SIOUX FALLS, S.D. (KELO)– With temperatures expected to drop into the single digits for the upcoming week, it is important to know how you should prepare to keep you and your loved ones safe.
In addition to carefully watching the weather forecast for your area, follow these tips to prepare your house and car for winter weather.
Ready.gov says it is best to start preparing for cold temperatures before they arrive.
Preparing your car
One way you can start is by preparing an emergency supply kit for your car. This kit should include jumper cables, ice scraper, a map, car cell phone charger, reflective triangle or flares, warm clothing, blankets, bottled water as well as non-perishable snacks.

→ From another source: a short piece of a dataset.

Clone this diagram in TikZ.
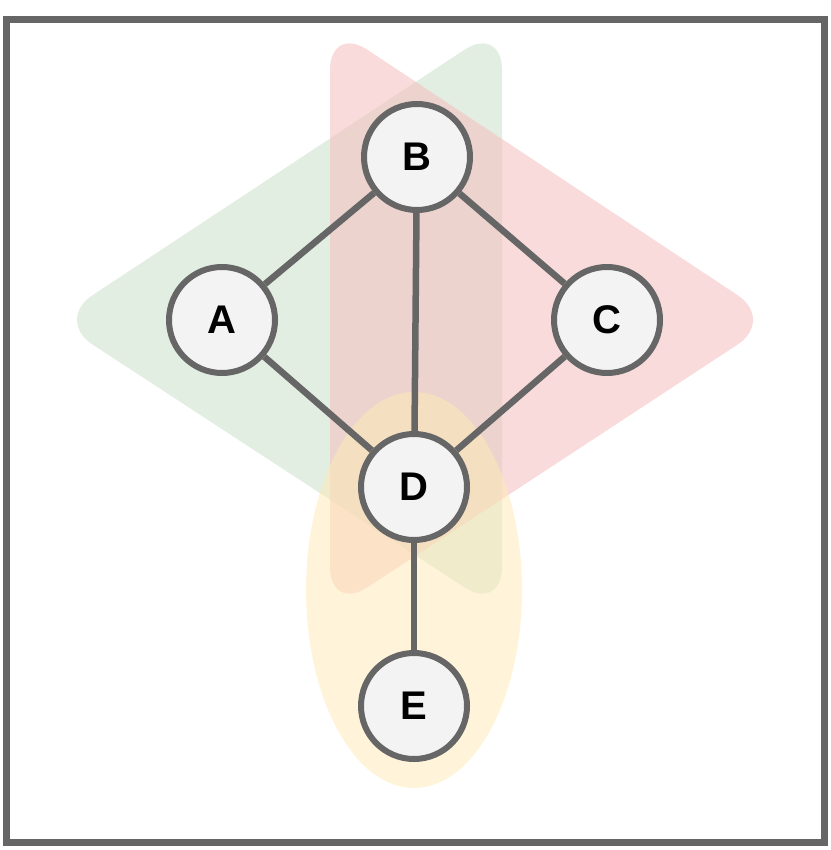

You should also keep your car’s gas tank full.
Other ways you can prepare your car for winter weather include have a mechanic check antifreeze levels, battery and ignition system, brakes, exhaust system, fuel and air filters, heater and defrost, lights and flashing hazard lights, oil, thermostat, and windshield wiper equipment and washer fluid level.
Car safety tips include installing good winter tires.
If a power line falls on your car, you are at risk of electrical shock. You should remain inside your vehicle until a trained person removes the wires.
If it becomes hard to control your vehicle, pull over, stop the car and set your parking brake.
Before leaving during a winter storm, make sure to let someone know your travel plans and pay attention to changing road conditions.
The American Red Cross recommends that you also service snow removal equipment before the winter storm season and maintain it to make sure it is in good working order.
Protecting your home
Start by preventing your water pipes from freezing. Pipes that most commonly freeze are those exposed to severe cold, in unheated interior areas and those that run against exterior walls that have little or no insulation.
When preparing for winter weather, it is important to make sure your home heating sources are installed properly, are clean and in working order.
Make sure your home is properly insulated. You can add caulk and weather-strip doors and windowsills to keep the cold air out of your home. You can also install storm windows or use plastic window coverings to provide an extra layer of insulation.
Consider purchasing emergency heating equipment for your home. You should also store sufficient heating fuel.
The American Red Cross provides a complete list things you can do to protect your home on its website.
Keeping yourself safe
During a winter storm or blizzard, stay indoors if possible. However, if you must go outside, make sure you are properly dressed. This includes wearing layered clothing, mittens or gloves and a hat. Cover your mouth to protect your lungs from severely cold air. If your clothing becomes wet, change into something dry. Wet clothing loses a lot of its insulating value and transmits heat away from the body rapidly, the Red Cross says. Watch for signs of frostbite.
If you are going outside to do manual labor, avoid overexertion, such as shoveling heavy snow, pushing a vehicle or walking through deep snow during a storm. Doing these activities with the strain from the cold may cause a heart attack. Sweating could also lead to a chill and hypothermia.
The Red Cross says if you must go outside during a winter storm, use public transportation if possible. About 70% of winter deaths related to ice and snow occur in automobiles.
If you are using a portable generator, take the necessary precautions to prevent carbon monoxide positioning, electrocution and fire.
The CDC says that if you are using a fireplace, wood stove or kerosene heater, make sure you install both a smoke detector and a battery-operated carbon monoxide detector near the area that you will be heating. To service them, test them monthly and replace batteries twice a year.
Also make sure to keep a multipurpose, dry-chemical fire extinguisher nearby. All fuel-burning equipment should be vented outside and inspected by a qualified technician to ensure they are functioning properly.
It is important to listen to a local television or radio station for updated emergency information during a storm.
Make sure that during a storm you are properly fueling your body with food and drinking liquids to prevent dehydration. The Red Cross recommends drinking liquids such as warm broth or juice, rather than caffeine or alcohol.
If possible, bring your animals indoors during a winter storm. However, if you cannot do this, move your animals to a sheltered area with a supply of non-frozen water. The Red Cross says that most animal deaths in winter are caused by dehydration.
During a winter storm, make sure to keep in contact with relatives, neighbors and friends, particularly if they live alone or are elderly.